Man Charged for 3D-Gun Parts

Disclaimer: It is illegal under the Undetectable Firearms Act to manufacture any firearm not detectable by a metal detector. Usually made from PLA or ABS, legal designs for firearms require a metal plate inserted into the printed body.

In Alberta, a Canadian man was printing 3D-Gun parts.  He’s the first person in Canada in trouble for this law.

The Investigation

An investigation that started in April of last year. It concluded with the arrest of 53-year-old Dan Forsyth of Picture Butte, Alberta, on August 18 of 2020.

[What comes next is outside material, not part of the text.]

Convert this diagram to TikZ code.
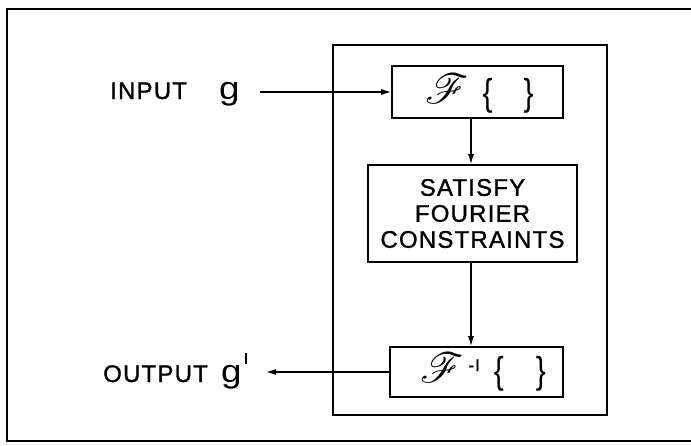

Kaycee Madu, Minister of Justice and Solicitor General was quoted, “Make no mistake, printing 3D firearm parts is a criminal activity. Alberta’s law enforcement team will disrupt and dismantle serious and organized crime in our province, including the printing of 3D firearm parts. Lawful gun owners go to great lengths to comply with provincial and federal gun laws, and our government will not allow those laws to be broken by others.”

The Arrest

Police arrested Forsyth for manufacturing firearm parts with 3d printers.  At his home the police found many 3D printers and parts, such as these:

  • pistol lower frames
  • a rifle receiver and frame
  • a bump stock (a device that increases the fire rate of a semi-automatic firearm)
  • silencers

Canadas RCMP Forensic Science and Identification Services lab were able to determine the parts were of good quality.


In conclusion, while these parts are available online. It is not legal in the United States or Canada to print these parts.  To do so could mean jail time!  So, have fun but don’t print these files if you find them.